Whether the new MoU makes “us worse off” depends on what outcome you value most.
If your main concern is avoiding war and economic disruption
The agreement looks positive in the short term. It reopens the Strait of Hormuz, reduces the risk of further military escalation, lowers pressure on oil prices, and creates a 60-day negotiation period instead of continued fighting. Markets generally reacted favorably because the risk of a wider regional war declined.
If your main concern is containing Iran’s power
Many critics argue the deal may leave Iran in a stronger position than before the war. Their concerns include:
- Sanctions relief and access to frozen assets could provide Iran with significant financial resources.
The agreement reportedly does not directly address Iran’s ballistic missile program.
The agreement reportedly does not require major changes to Iran’s regional allies and proxy networks.
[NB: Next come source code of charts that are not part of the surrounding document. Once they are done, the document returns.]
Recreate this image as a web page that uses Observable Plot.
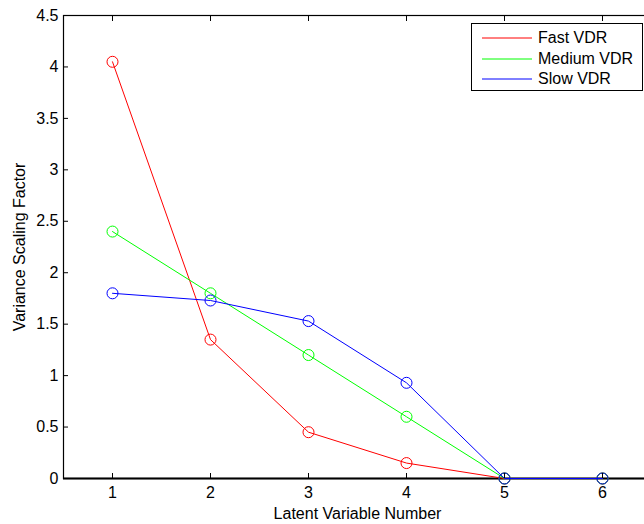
<!DOCTYPE html>
<html><head><meta charset="utf-8">
<script src="https://cdn.jsdelivr.net/npm/d3@7"></script>
<script src="https://cdn.jsdelivr.net/npm/@observablehq/plot@0.6"></script>
<style>
html,body{margin:0;padding:0;overflow:hidden;background:#fff;width:644px;height:524px}
#wrap{position:relative;width:644px;height:524px;overflow:hidden}
#legend{position:absolute;left:471px;top:23px;width:170px;height:66px;border:1.5px solid #000;background:#fff;font:16px "Liberation Sans",Arial,sans-serif;color:#000}
#legend .row{position:absolute;left:0;height:20px;width:170px}
#legend svg{position:absolute;left:10px;top:0}
#legend span{position:absolute;left:66px;top:0px;white-space:nowrap;line-height:20px}
</style></head><body><div id="wrap"></div>
<script>
const latentVariable = [1, 2, 3, 4, 5, 6];
const fastVDR = [4.05, 1.35, 0.45, 0.15, 0, 0];
const mediumVDR = [2.4, 1.8, 1.2, 0.6, 0, 0];
const slowVDR = [1.8, 1.73, 1.53, 0.93, 0, 0];
const seriesNames = ["Fast VDR", "Medium VDR", "Slow VDR"];
const seriesColors = ["#ff0000", "#00ff00", "#0000ff"];
const xTicks = [1, 2, 3, 4, 5, 6];
const yTicks = [0, 0.5, 1, 1.5, 2, 2.5, 3, 3.5, 4, 4.5];
const xLabel = "Latent Variable Number";
const yLabel = "Variance Scaling Factor";

const seriesValues = [fastVDR, mediumVDR, slowVDR];
const data = seriesValues.flatMap((vals, s) =>
  vals.map((v, i) => ({series: seriesNames[s], x: latentVariable[i], y: v})));

const font = '"Liberation Sans", Arial, Helvetica, sans-serif';

const marks = [
  Plot.frame({stroke: "#000", strokeWidth: 1.2}),
  Plot.ruleY([0], {stroke: "#000", strokeWidth: 2})
];
seriesNames.forEach((name, s) => {
  const d = data.filter(r => r.series === name);
  marks.push(Plot.line(d, {x: "x", y: "y", stroke: seriesColors[s], strokeWidth: 1}));
  marks.push(Plot.dot(d, {x: "x", y: "y", r: 5.5, stroke: seriesColors[s], fill: "none", strokeWidth: 1}));
});
marks.push(
  Plot.axisX(xTicks, {anchor: "bottom", tickSize: -5, tickPadding: 13, tickFormat: d => String(d),
    label: xLabel, labelAnchor: "center", labelOffset: 40, labelArrow: "none", stroke: "#000", fill: "#000"}),
  Plot.axisX(xTicks, {anchor: "top", tickSize: -5, tickFormat: () => "", label: null, stroke: "#000"}),
  Plot.axisY(yTicks, {anchor: "left", tickSize: -5, tickPadding: 10, tickFormat: d => String(d),
    label: yLabel, labelAnchor: "center", labelOffset: 50, labelArrow: "none", stroke: "#000", fill: "#000"}),
  Plot.axisY(yTicks, {anchor: "right", tickSize: -5, tickFormat: () => "", label: null, stroke: "#000"})
);

const chart = Plot.plot({
  width: 652,
  height: 524,
  marginLeft: 63,
  marginRight: 1,
  marginTop: 15,
  marginBottom: 46,
  style: {fontSize: "16px", fontFamily: font, color: "#000", background: "#fff", overflow: "visible", maxWidth: "none"},
  x: {domain: [0.5, 6.5]},
  y: {domain: [0, 4.5]},
  marks
});
chart.style.maxWidth = "none";
const wrap = document.getElementById("wrap");
wrap.appendChild(chart);

const legend = document.createElement("div");
legend.id = "legend";
const rowTops = [4, 25, 45];
seriesNames.forEach((name, s) => {
  const row = document.createElement("div");
  row.className = "row";
  row.style.top = rowTops[s] + "px";
  row.innerHTML = `<svg width="52" height="20"><line x1="0" x2="50" y1="10" y2="10" stroke="${seriesColors[s]}" stroke-width="1"/></svg><span>${name}</span>`;
  legend.appendChild(row);
});
wrap.appendChild(legend);
</script>
</body></html>
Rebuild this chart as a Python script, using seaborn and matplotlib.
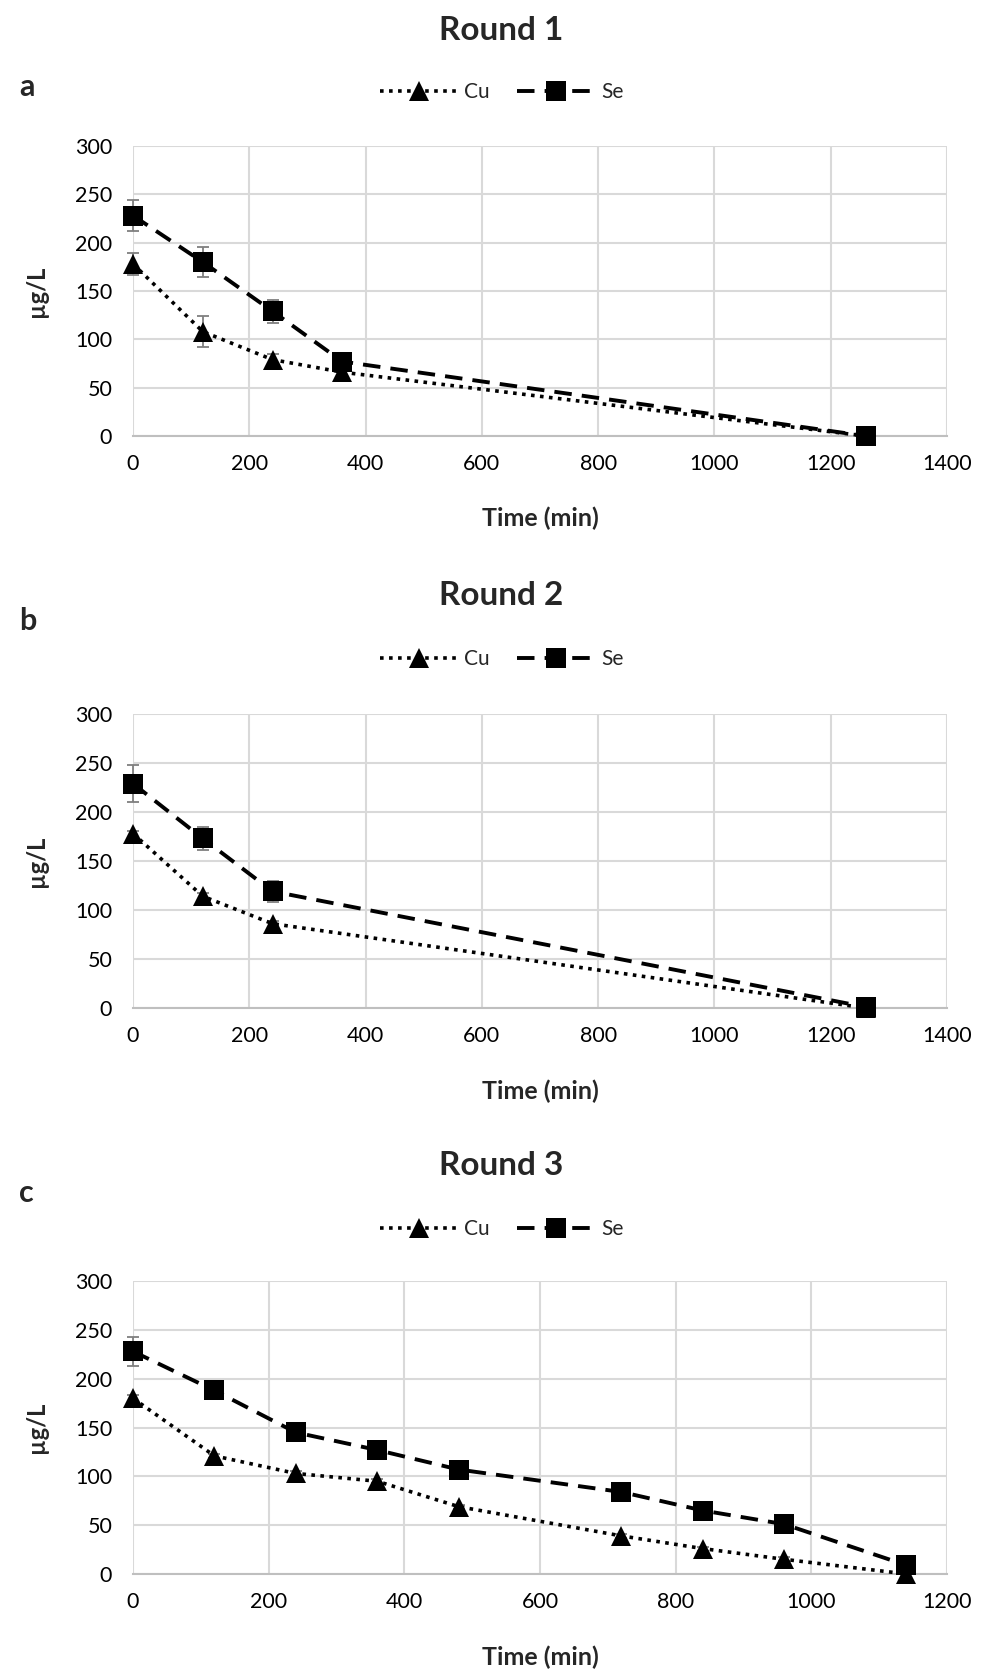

Some analysts believe Iran emerged from the conflict with greater diplomatic leverage than expected.
Why many experts are cautious
This MoU is not a final peace treaty. It is a framework that starts a 60-day negotiation process. Both sides can still walk away if they cannot agree on the details, especially regarding nuclear restrictions, sanctions relief, and verification measures.
For Canada
The immediate effects are mostly positive:
- Lower oil and gasoline prices.
- Reduced inflation pressure.
- Less risk to global trade and supply chains.
- Improved market sentiment.
The longer-term question is whether the final agreement successfully limits Iran’s nuclear ambitions while maintaining regional stability. If it does, the deal could be viewed as a success. If Iran receives economic benefits without meaningful constraints, critics’ concerns may prove justified. At this stage, it is probably most accurate to say that the MoU has reduced the immediate risks of war and economic shock, but there is still significant debate about whether it will improve or worsen long-term security.